B. La SAR a‑t‑elle commis une erreur susceptible de contrôle dans son analyse de la crédibilité?
[26] Je suis d’accord avec les parties pour dire que la norme de contrôle applicable à cette question est celle de la décision raisonnable. L’arrêt Vavilov, rendu par la Cour suprême, prévoit qu’une cour de révision peut annuler une décision administrative lorsque le demandeur démontre qu’elle est déraisonnable au motif qu’elle n’est pas transparente, intelligible et justifiée au regard des contraintes juridiques et factuelles auxquelles le décideur était assujetti : Vavilov, en particulier aux para 12-15, 83- 85, 99-106, 125-128.
[27] La demanderesse a fait valoir que la conclusion de la SAR selon laquelle elle n’était pas crédible reposait sur une seule omission constatée dans son formulaire FDA. Le formulaire FDA indique que des inconnus se sont présentés à son domicile parce qu’ils cherchaient C, sa partenaire de l’époque, et qu’un voisin avait dit à sa mère que les inconnus souhaitaient transmettre un message à C de la part de sa mère (ou à propos de celle-ci). Il ressort toutefois du témoignage de la demanderesse que sa mère était à la maison à ce moment-là et qu’elle a parlé directement aux inconnus, ce qui n’est pas mentionné dans le formulaire FDA.
[28] La SAR a confirmé que la demanderesse n’avait pas été en mesure d’expliquer cette incohérence lorsque la SPR l’a interrogée à ce sujet, ce que la demanderesse a reconnu.
[29] Je conclus que l’analyse de la SAR ne renferme aucune erreur susceptible de contrôle.
[30] Premièrement, je n’accepte pas la position de la demanderesse selon laquelle il n’y avait, dans les faits, aucune incohérence entre le formulaire FDA et son témoignage.
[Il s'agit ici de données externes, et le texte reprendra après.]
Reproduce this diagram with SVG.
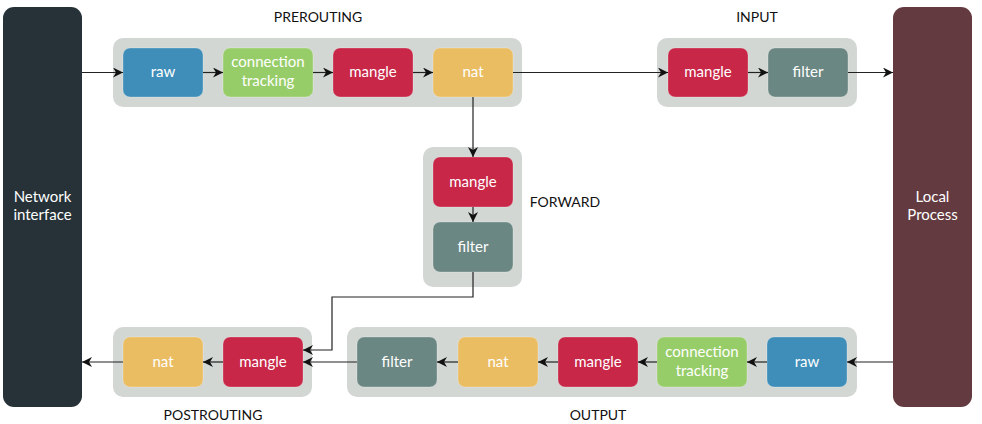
<svg xmlns="http://www.w3.org/2000/svg" width="982" height="424" viewBox="0 0 982 424">
<defs>
<style>
.grp{fill:#d3d7d4}
.n{stroke-width:1;stroke-opacity:0.25;stroke:#fff}
.raw{fill:#3e8eb9}
.ct{fill:#97cd69}
.mg{fill:#c82748}
.nat{fill:#ebbd62}
.flt{fill:#6b8783}
.t{font-family:Lato,"Open Sans",sans-serif;font-size:15px;fill:#fff;text-anchor:middle}
.lb{font-family:Lato,"Open Sans",sans-serif;font-size:14px;fill:#111;text-anchor:middle}
.c{fill:none;stroke:#222;stroke-width:1.2}
</style>
<marker id="ah" viewBox="0 0 10 10" refX="10" refY="5" markerWidth="10" markerHeight="10" markerUnits="userSpaceOnUse" orient="auto">
<path d="M0,0 L10,5 L0,10 L3,5 Z" fill="#111"/>
</marker>
</defs>
<rect width="982" height="424" fill="#fff"/>
<g id="network-interface">
<rect x="3" y="7" width="79" height="400" rx="11" fill="#263238"/>
<text class="t" x="42.5" y="202">Network</text>
<text class="t" x="42.5" y="220">interface</text>
</g>
<g id="local-process">
<rect x="893" y="7" width="79" height="400" rx="11" fill="#633a40"/>
<text class="t" x="932.5" y="202">Local</text>
<text class="t" x="932.5" y="220">Process</text>
</g>
<g id="prerouting">
<rect class="grp" x="113" y="38" width="409" height="69" rx="10"/>
<text class="lb" x="318" y="22">PREROUTING</text>
<g id="pre-raw"><rect class="n raw" x="123" y="48" width="80" height="49" rx="7"/><text class="t" x="163" y="77">raw</text></g>
<g id="pre-ct"><rect class="n ct" x="223" y="48" width="90" height="49" rx="7"/><text class="t" x="268" y="67">connection</text><text class="t" x="268" y="86">tracking</text></g>
<g id="pre-mangle"><rect class="n mg" x="333" y="48" width="80" height="49" rx="7"/><text class="t" x="373" y="77">mangle</text></g>
<g id="pre-nat"><rect class="n nat" x="433" y="48" width="80" height="49" rx="7"/><text class="t" x="473" y="77">nat</text></g>
</g>
<g id="input">
<rect class="grp" x="657" y="38" width="200" height="69" rx="10"/>
<text class="lb" x="757" y="22">INPUT</text>
<g id="in-mangle"><rect class="n mg" x="668" y="48" width="80" height="49" rx="7"/><text class="t" x="708" y="77">mangle</text></g>
<g id="in-filter"><rect class="n flt" x="768" y="48" width="80" height="49" rx="7"/><text class="t" x="808" y="77">filter</text></g>
</g>
<g id="forward">
<rect class="grp" x="423" y="147" width="99" height="140" rx="10"/>
<text class="lb" x="565" y="207">FORWARD</text>
<g id="fw-mangle"><rect class="n mg" x="433" y="157" width="80" height="50" rx="7"/><text class="t" x="473" y="187">mangle</text></g>
<g id="fw-filter"><rect class="n flt" x="433" y="222" width="80" height="50" rx="7"/><text class="t" x="473" y="252">filter</text></g>
</g>
<g id="postrouting">
<rect class="grp" x="113" y="327" width="199" height="70" rx="10"/>
<text class="lb" x="213" y="420">POSTROUTING</text>
<g id="post-nat"><rect class="n nat" x="123" y="337" width="80" height="50" rx="7"/><text class="t" x="163" y="367">nat</text></g>
<g id="post-mangle"><rect class="n mg" x="223" y="337" width="80" height="50" rx="7"/><text class="t" x="263" y="367">mangle</text></g>
</g>
<g id="output">
<rect class="grp" x="347" y="327" width="510" height="70" rx="10"/>
<text class="lb" x="598" y="420">OUTPUT</text>
<g id="out-filter"><rect class="n flt" x="357" y="337" width="80" height="50" rx="7"/><text class="t" x="397" y="367">filter</text></g>
<g id="out-nat"><rect class="n nat" x="458" y="337" width="80" height="50" rx="7"/><text class="t" x="498" y="367">nat</text></g>
<g id="out-mangle"><rect class="n mg" x="558" y="337" width="80" height="50" rx="7"/><text class="t" x="598" y="367">mangle</text></g>
<g id="out-ct"><rect class="n ct" x="657" y="337" width="90" height="50" rx="7"/><text class="t" x="702" y="357">connection</text><text class="t" x="702" y="376">tracking</text></g>
<g id="out-raw"><rect class="n raw" x="767" y="337" width="80" height="50" rx="7"/><text class="t" x="807" y="367">raw</text></g>
</g>
<g id="connectors">
<path class="c" d="M82,72.5 H123" marker-end="url(#ah)"/>
<path class="c" d="M203,72.5 H223" marker-end="url(#ah)"/>
<path class="c" d="M313,72.5 H333" marker-end="url(#ah)"/>
<path class="c" d="M413,72.5 H433" marker-end="url(#ah)"/>
<path class="c" d="M513,72.5 H668" marker-end="url(#ah)"/>
<path class="c" d="M748,72.5 H768" marker-end="url(#ah)"/>
<path class="c" d="M848,72.5 H893" marker-end="url(#ah)"/>
<path class="c" d="M473,97 V157" marker-end="url(#ah)"/>
<path class="c" d="M473,207 V222" marker-end="url(#ah)"/>
<path class="c" d="M473,272 V297 H332 V350 H303" marker-end="url(#ah)"/>
<path class="c" d="M893,362 H847" marker-end="url(#ah)"/>
<path class="c" d="M767,362 H747" marker-end="url(#ah)"/>
<path class="c" d="M657,362 H638" marker-end="url(#ah)"/>
<path class="c" d="M558,362 H538" marker-end="url(#ah)"/>
<path class="c" d="M458,362 H437" marker-end="url(#ah)"/>
<path class="c" d="M357,362 H303" marker-end="url(#ah)"/>
<path class="c" d="M223,362 H203" marker-end="url(#ah)"/>
<path class="c" d="M123,362 H82" marker-end="url(#ah)"/>
</g>
</svg>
Cet argument, qui repose sur une interprétation nouvelle et révisée du formulaire FDA dont il n’avait pas été question avant la présente demande devant la Cour, mettait à profit une ambiguïté alléguée dans le libellé de l’exposé circonstancié contenu dans le formulaire FDA en ce qui concerne la description des inconnus qui avaient parlé au voisin ou à la mère de la demanderesse. Selon la demanderesse, une occurrence du pronom [traduction] « elle »
dans un paragraphe du formulaire FDA faisait référence à sa mère plutôt qu’à la voisine, alors qu’une autre occurrence de ce pronom, dans le même paragraphe, renvoyait à C. Selon cette théorie, le message de la mère de C était destiné à la mère de la demanderesse (et non à C). La demanderesse a ensuite fait valoir que, dans les faits, les inconnus avaient effectué deux visites (une chez les voisins et une autre chez sa mère).
[31] À mon avis, cette nouvelle interprétation du formulaire FDA par la demanderesse, laquelle n’a pas été présentée devant la SAR, est forcée et incompatible avec le sens naturel des renseignements consignés dans ce formulaire. La demanderesse n’a pas non plus expliqué pourquoi la mère de C voulait transmettre un message à sa mère. La possibilité que les inconnus aient effectué deux visites semble constituer une théorie factuelle entièrement nouvelle au sujet des événements survenus avant le cambriolage. Il s’agit d’un changement dans la chronologie des événements qui, encore une fois, n’a pas été évoqué devant la SAR ou la SPR.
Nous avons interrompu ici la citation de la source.